Antianxiety, or Anxiolytic, Drugs
These are the so-called minor tranquilizers. They are sedatives for the waking hours that are prescribed for people who have excessive tension and anxiety.
Neuroleptics, or Antipsychotics
Psychosis is a disorder that impairs a person's abilities to think, remember, communicate, respond with appropriate emotions, and interpret reality without great distortion. People who have these difficulties can often be treated effectively with neuroleptic or antipsychotic drugs, also known as the major tranquilizers, which have specific effects on the brain's activity.
Sedative-Hypnotic Drugs
These drugs act as sedatives at low doses and produce a "hypnotic" action at higher doses. (The word hypnotic as used by pharmacologists does not refer to a hypnotic trance but means simply that a drug causes drowsiness and reduces motor activity.) In even larger doses, these drugs act as anesthetics. Antianxiety drugs, the minor tranquilizers, can be grouped with these drugs because of their sedative effect.
Antidepressants
These drugs are used primarily to treat what psychiatrists call endogenous depression—that is, major, incapacitating depression that is not associated with an outside event or situation. Depressions that occur after the loss of a job, the death of someone close, or some other external event are called exogenous depressions.
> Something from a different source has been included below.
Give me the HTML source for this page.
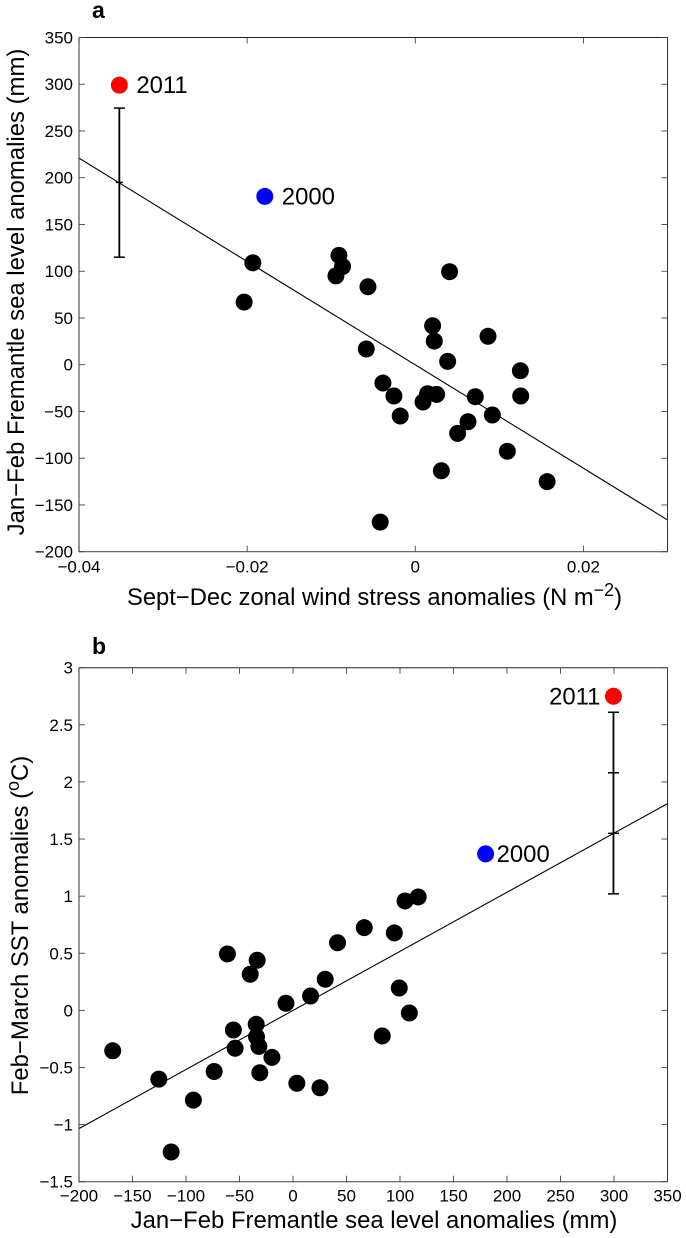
<!DOCTYPE html>
<html>
<head>
<meta charset="utf-8">
<style>
html,body{margin:0;padding:0;background:#fff;}
svg{display:block;font-family:"Liberation Sans",sans-serif;fill:#000;}
</style>
</head>
<body>
<svg id="fig" width="686" height="1238" viewBox="0 0 686 1238" xmlns="http://www.w3.org/2000/svg">
  <text x="92" y="18" font-size="23" font-weight="bold">a</text>
  <text x="92" y="654" font-size="23" font-weight="bold">b</text>

  <text x="127" y="605" font-size="23.9" textLength="495" lengthAdjust="spacingAndGlyphs">Sept−Dec zonal wind stress anomalies (N m<tspan dy="-9" font-size="18">−2</tspan><tspan dy="9">)</tspan></text>
  <text transform="translate(24,292) rotate(-90)" text-anchor="middle" font-size="23.9">Jan−Feb Fremantle sea level anomalies (mm)</text>
  <text x="374" y="1228" text-anchor="middle" font-size="23.9">Jan−Feb Fremantle sea level anomalies (mm)</text>
  <text transform="translate(28,925.5) rotate(-90)" text-anchor="middle" font-size="23.9">Feb−March SST anomalies (<tspan dy="-9" font-size="18">o</tspan><tspan dy="9">C)</tspan></text>

  <g id="panel-a"></g>
  <g id="panel-b"></g>
</svg>
<script>
// Panel a data
const aXTicks = [-0.04, -0.02, 0, 0.02];
const aXTickLabels = ['−0.04', '−0.02', '0', '0.02'];
const aYTicks = [350, 300, 250, 200, 150, 100, 50, 0, -50, -100, -150, -200];
const aYTickLabels = ['350', '300', '250', '200', '150', '100', '50', '0', '−50', '−100', '−150', '−200'];
const aWind = [-0.01932, -0.02036, -0.00908, -0.00865, -0.00944, -0.00563, 0.00408, 0.00206, 0.00226, 0.00865, -0.00583, 0.00385, 0.0125, 0.01254, -0.00385, -0.00254, 0.00146, 0.00254, 0.00092, 0.00714, 0.00917, -0.00179, 0.00627, 0.00504, 0.01095, 0.0031, 0.01568, -0.00417];
const aSeaLevel = [109, 67, 117, 105, 95, 83.4, 99.5, 41.7, 25.3, 30.4, 16.8, 3.6, -6.4, -33.5, -19.6, -33.5, -31, -31.7, -39.9, -34.2, -53.8, -54.9, -61, -73.4, -92.6, -113.4, -125.1, -168.3];
const aHighlightX = [-0.0352, -0.0179];
const aHighlightY = [299, 180];
const aFitX = [-0.04, 0.03];
const aFitY = [221, -166];
const aErrX = -0.0352;
const aErrY = [115, 195, 274.5];

// Panel b data
const bXTicks = [-200, -150, -100, -50, 0, 50, 100, 150, 200, 250, 300, 350];
const bXTickLabels = ['−200', '−150', '−100', '−50', '0', '50', '100', '150', '200', '250', '300', '350'];
const bYTicks = [3, 2.5, 2, 1.5, 1, 0.5, 0, -0.5, -1, -1.5];
const bYTickLabels = ['3', '2.5', '2', '1.5', '1', '0.5', '0', '−0.5', '−1', '−1.5'];
const bSeaLevel = [-168.5, -125.4, -113.9, -93.1, -73.7, -61.3, -55.7, -54.1, -40, -33.5, -34.4, -34.1, -31.9, -31, -19.7, -6.6, 3.6, 16.4, 25.2, 30.1, 41.6, 66.6, 83.4, 94.7, 99.3, 108.7, 104.7, 117];
const bSST = [-0.354, -0.602, -1.24, -0.786, -0.535, 0.494, -0.172, -0.332, 0.316, 0.439, -0.122, -0.231, -0.315, -0.546, -0.412, 0.062, -0.638, 0.126, -0.678, 0.272, 0.592, 0.724, -0.224, 0.678, 0.196, -0.023, 0.958, 0.993];
const bHighlightX = [299.5, 180];
const bHighlightY = [2.75, 1.37];
const bFitX = [-200, 350];
const bFitY = [-1.035, 1.81];
const bErrX = 299.5;
const bErrY = [1.02, 1.55, 2.08, 2.61];

const yearLabels = ['2011', '2000'];
const highlightColors = ['#ff0000', '#0000ff'];

const NS = 'http://www.w3.org/2000/svg';
function mk(parent, tag, attrs, text) {
  const el = document.createElementNS(NS, tag);
  for (const k in attrs) el.setAttribute(k, attrs[k]);
  if (text !== undefined) el.textContent = text;
  parent.appendChild(el);
  return el;
}

function scale(d0, d1, p0, p1) {
  return v => p0 + (v - d0) * (p1 - p0) / (d1 - d0);
}

function drawPanel(o) {
  const g = document.getElementById(o.id);
  const L = 79, R = 667.5, T = o.top, B = o.bottom;
  const x = scale(o.xDom[0], o.xDom[1], L, R);
  const y = scale(o.yDom[0], o.yDom[1], B, T);

  // fit line
  const fit = mk(g, 'line', {x1: x(o.fitX[0]), y1: y(o.fitY[0]), x2: x(o.fitX[1]), y2: y(o.fitY[1]), stroke: '#000', 'stroke-width': 1.1});
  
  

  // error bar
  const ex = x(o.errX);
  const bar = mk(g, 'line', {x1: ex, y1: y(o.errY[0]), x2: ex, y2: y(o.errY[o.errY.length - 1]), stroke: '#000', 'stroke-width': 1.8});
  
  
  o.errY.forEach((v, i) => {
    const inner = i > 0 && i < o.errY.length - 1;
    const cap = mk(g, 'line', {x1: ex - 5.5 + (o.id === 'panel-a' && inner ? 2 : 0), x2: ex + 5.5 - (o.id === 'panel-a' && inner ? 2 : 0), y1: y(v), y2: y(v), stroke: '#000', 'stroke-width': 1.5});
    
    
  });

  // points
  o.ptX.forEach((v, i) => {
    const c = mk(g, 'circle', {cx: x(v), cy: y(o.ptY[i]), r: 8.5, fill: '#000'});
    
    
  });
  o.hlX.forEach((v, i) => {
    const c = mk(g, 'circle', {cx: x(v), cy: y(o.hlY[i]), r: 8.5, fill: highlightColors[i]});
    
    
    const t = mk(g, 'text', {x: x(v) + o.lblDx[i], y: y(o.hlY[i]) + 8, 'font-size': 23.9, 'text-anchor': o.lblAnchor[i]}, yearLabels[i]);
    
    
  });

  // frame: top/right thin black, left/bottom grey
  const top = mk(g, 'line', {x1: L, x2: R + 0.5, y1: T, y2: T, stroke: '#222', 'stroke-width': 1});
  
  
  const right = mk(g, 'line', {x1: R, x2: R, y1: T, y2: B, stroke: '#333', 'stroke-width': 1});
  
  
  const left = mk(g, 'line', {x1: L, x2: L, y1: T, y2: B + 0.6, stroke: '#555', 'stroke-width': 1.2});
  
  
  const bottom = mk(g, 'line', {x1: L, x2: R + 0.5, y1: B, y2: B, stroke: '#555', 'stroke-width': 1.2});
  
  

  // x ticks
  o.xTicks.forEach((v, i) => {
    const px = x(v);
    const t1 = mk(g, 'line', {x1: px, x2: px, y1: B, y2: B - 6, stroke: '#444', 'stroke-width': 0.9});
    
    
    const t2 = mk(g, 'line', {x1: px, x2: px, y1: T, y2: T + 6, stroke: '#444', 'stroke-width': 0.9});
    
    
    const lb = mk(g, 'text', {x: px, y: B + o.xLabelDy, 'font-size': 17, 'text-anchor': 'middle'}, o.xTickLabels[i]);
    
    
  });

  // y ticks
  o.yTicks.forEach((v, i) => {
    const py = y(v);
    const t1 = mk(g, 'line', {x1: L, x2: L + 6, y1: py, y2: py, stroke: '#444', 'stroke-width': 0.9});
    
    
    const t2 = mk(g, 'line', {x1: R, x2: R - 6, y1: py, y2: py, stroke: '#444', 'stroke-width': 0.9});
    
    
    const lb = mk(g, 'text', {x: 73, y: py + 6, 'font-size': 17, 'text-anchor': 'end'}, o.yTickLabels[i]);
    
    
  });
}

drawPanel({
  id: 'panel-a', top: 37.5, bottom: 551.7,
  xDom: [-0.04, 0.03], yDom: [-200, 350],
  xTicks: aXTicks, xTickLabels: aXTickLabels, yTicks: aYTicks, yTickLabels: aYTickLabels,
  ptX: aWind, ptY: aSeaLevel, hlX: aHighlightX, hlY: aHighlightY,
  fitX: aFitX, fitY: aFitY, errX: aErrX, errY: aErrY,
  lblDx: [17, 17], lblAnchor: ['start', 'start'], xLabelDy: 21
});
drawPanel({
  id: 'panel-b', top: 667.7, bottom: 1181.7,
  xDom: [-200, 350], yDom: [-1.5, 3],
  xTicks: bXTicks, xTickLabels: bXTickLabels, yTicks: bYTicks, yTickLabels: bYTickLabels,
  ptX: bSeaLevel, ptY: bSST, hlX: bHighlightX, hlY: bHighlightY,
  fitX: bFitX, fitY: bFitY, errX: bErrX, errY: bErrY,
  lblDx: [-13, 11], lblAnchor: ['end', 'start'], xLabelDy: 20
});
</script>
</body>
</html>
They can sometimes be treated effectively with antidepressants, but drug therapy for situation-induced depression generally is less successful.
Lithium therapy is a specific treatment primarily for manic-depressive disorders. Lithium carbonate is a naturally occurring mineral salt. For manic-depressive patients—with wide swings of mood from feeling extremely energetic and emotionally high to feeling seriously depressed—lithium therapy may offer help as a mood stabilizer.